Sem preferências sobre o sucessor olhando para os maus exemplos de outros

“Isso é impensável e nunca mais vai acontecer. Uma coisa é haver transições pacíficas, não é dizer o presidente que está há 40 anos é que vai escolher o presidente. Ah, isso podem ter a certeza que não é, porque eu não vou tomar partidos por ninguém. Isso era dividir o clube. Era transformar a minha gerência numa fação e isso não quero. Sou presidente de todos, porque luto por todos, não vou nunca dizer que acho que deve ser este. Noutro dia perguntaram: ‘E a sucessão?’. Eu disse: ‘Se fosse uma monarquia, estava preocupado porque tinha de preparar o meu filho. Se isto fosse meu, estava preocupado porque o negócio era meu’. Estou aqui apenas a correr, é uma corrida de estafetas em que levo o testemunho para entregar a quem aparecer à minha frente eleito pelos sócios. Não vou dizer que apoio este ou aquele, posso ter a minha convicção quando aparecerem candidatos mas nunca direi votem neste ou naquele”, disse.

“Há uma coisa que verifico e que é normal: uma campanha eleitoral como tem acontecido noutros clubes deixa sempre marcas, deixa sempre divisões. Uma coisa é dizer-se que um sócio do FC Porto não gosta do presidente, está careca ou é um bocado chato, não gosta… Isso é uma coisa. Agora, tenho a certeza que não há nenhum portista que não queira que o FC Porto ganhe, não há um portista que não fique feliz quando o FC Porto ganha um jogo, seja ele qual for. Verifico que, fruto das guerras eleitorais em que se atinge coisas inadmissíveis, ficam marcas. E por mais que as pessoas digam que é como nos partidos, que vamos unir… Unidos? A primeira coisa, lá está, é um para cada lado a dizer que o outro não presta. É a mesma coisa que as lutas eleitorais. Por que é que o PS mantém estável no governo e ganha eleições com maioria? Porque o líder não tem contestação, os socialistas estão com o líder, apoiam o líder e estão dispostos a colaborar. Penso que é bom a estabilidade”, exemplificou com um olhar sobre a política.

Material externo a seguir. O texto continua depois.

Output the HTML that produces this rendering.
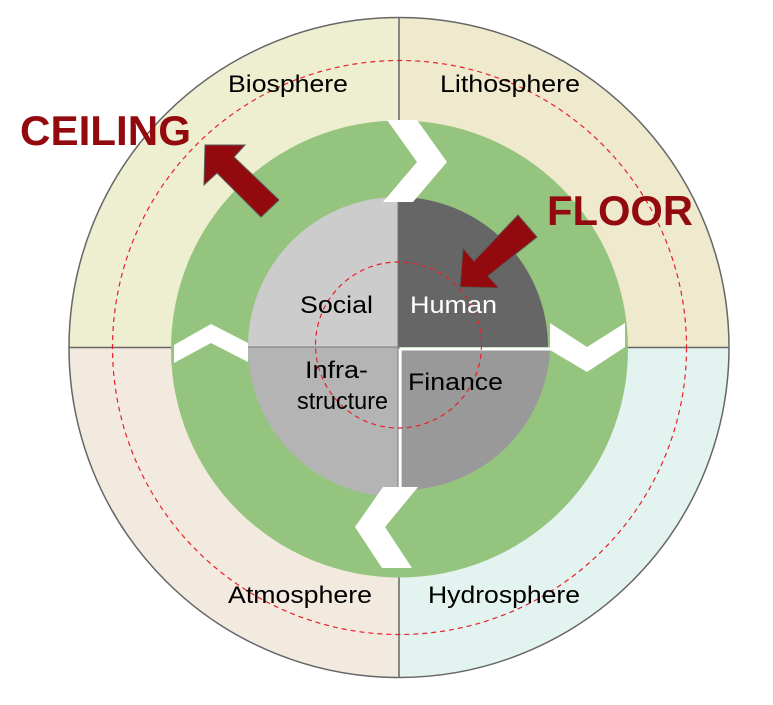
<!DOCTYPE html>
<html><head><meta charset="utf-8"><style>
html,body{margin:0;padding:0;background:#fff;}
svg{display:block;}
text{font-family:"Liberation Sans",Arial,sans-serif;}
</style></head><body>
<svg width="773" height="705" viewBox="0 0 773 705" xmlns="http://www.w3.org/2000/svg">
<path d="M399,347.5 L399,17.5 A330,330 0 0 0 69,347.5 Z" fill="#eeeed1"/>
<path d="M399,347.5 L729,347.5 A330,330 0 0 0 399,17.5 Z" fill="#efeacd"/>
<path d="M399,347.5 L69,347.5 A330,330 0 0 0 399,677.5 Z" fill="#f3eadf"/>
<path d="M399,347.5 L399,677.5 A330,330 0 0 0 729,347.5 Z" fill="#e3f4f0"/>
<line x1="399" y1="17.5" x2="399" y2="677.5" stroke="#666" stroke-width="1.5"/>
<line x1="69" y1="347.5" x2="729" y2="347.5" stroke="#666" stroke-width="1.5"/>
<circle cx="399" cy="347.5" r="330" fill="none" stroke="#666" stroke-width="1.5"/>
<circle cx="399.5" cy="347.5" r="287" fill="none" stroke="#e8202a" stroke-width="1.2" stroke-dasharray="5,4"/>
<circle cx="399.5" cy="349" r="228.5" fill="#95c47f"/>
<path d="M398,347 L398,197 A150,150 0 0 0 248,347 Z" fill="#cccccc"/>
<path d="M398,347 L548,347 A150,150 0 0 0 398,197 Z" fill="#666666"/>
<path d="M398,347 L248,347 A150,150 0 0 0 398,497 Z" fill="#b4b4b4"/>
<path d="M402,350.5 L402,490 A148,148 0 0 0 550,350.5 Z" fill="#999999"/>
<line x1="398" y1="199" x2="398" y2="490" stroke="#777" stroke-width="1"/>
<line x1="248" y1="347" x2="398" y2="347" stroke="#777" stroke-width="1"/>
<line x1="400" y1="349" x2="552" y2="349" stroke="#fff" stroke-width="3"/>
<line x1="400" y1="349" x2="400" y2="492" stroke="#fff" stroke-width="3"/>
<polygon points="387,120 417,120 447,162 413,202 383,202 417,162" fill="#fff"/>
<polygon points="174,345 211,324 248,343 248,362 211,343 174,363" fill="#fff"/>
<polygon points="550,323 587,347 625,323 625,347 587,372 550,350" fill="#fff"/>
<polygon points="383,487 418,487 385,527 412,568 382,568 355,527" fill="#fff"/>
<circle cx="398.5" cy="345" r="83" fill="none" stroke="#e8202a" stroke-width="1.2" stroke-dasharray="5,4"/>
<polygon points="205,145 245,145 234,157 279,200 261,217 217,173 204,185" fill="#930a0e" stroke="#5a5a5a" stroke-width="1"/>
<polygon points="460,287 499,288 488,276 537,237 518,215 474,261 463,248" fill="#930a0e" stroke="#5a5a5a" stroke-width="1"/>
<text x="20" y="145" font-size="42" font-weight="bold" fill="#930a0e" textLength="171" lengthAdjust="spacingAndGlyphs">CEILING</text>
<text x="547" y="225" font-size="42" font-weight="bold" fill="#930a0e" textLength="146" lengthAdjust="spacingAndGlyphs">FLOOR</text>
<g font-size="24" fill="#000">
<text x="228" y="92" textLength="120" lengthAdjust="spacingAndGlyphs">Biosphere</text>
<text x="440" y="92" textLength="140" lengthAdjust="spacingAndGlyphs">Lithosphere</text>
<text x="228" y="603" textLength="144" lengthAdjust="spacingAndGlyphs">Atmosphere</text>
<text x="428" y="603" textLength="152" lengthAdjust="spacingAndGlyphs">Hydrosphere</text>
<text x="300" y="313" textLength="73" lengthAdjust="spacingAndGlyphs">Social</text>
<text x="410" y="313" fill="#fff" textLength="87" lengthAdjust="spacingAndGlyphs">Human</text>
<text x="305" y="378" textLength="63" lengthAdjust="spacingAndGlyphs">Infra-</text>
<text x="297" y="409" textLength="91" lengthAdjust="spacingAndGlyphs">structure</text>
<text x="408" y="390" textLength="95" lengthAdjust="spacingAndGlyphs">Finance</text>
</g>
</svg>
</body></html>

“Tivemos o caso de Bruno de Carvalho que até foi expulso de sócio. Os sócios é que o expulsaram. Não sou do Sporting, não tenho nada a ver com o Sporting nem quero. O Bruno de Carvalho não ganhou no futebol, mas ganhou todos os títulos em todas as modalidades. Nem FC Porto nem Benfica puseram a mão no prato no que quer que fosse. Ganhou em andebol, basquetebol, hóquei,… E fez uma coisa que o Sporting não tinha, que foi um pavilhão. Todos disseram que ele era maluco quando disse que ia fazer um pavilhão e certo é que fez. Ganhou as modalidades todas e foi expulso de sócio. Isto não contribui nada, pode contribuir durante algum tempo para uma paz”, recordou Pinto da Costa.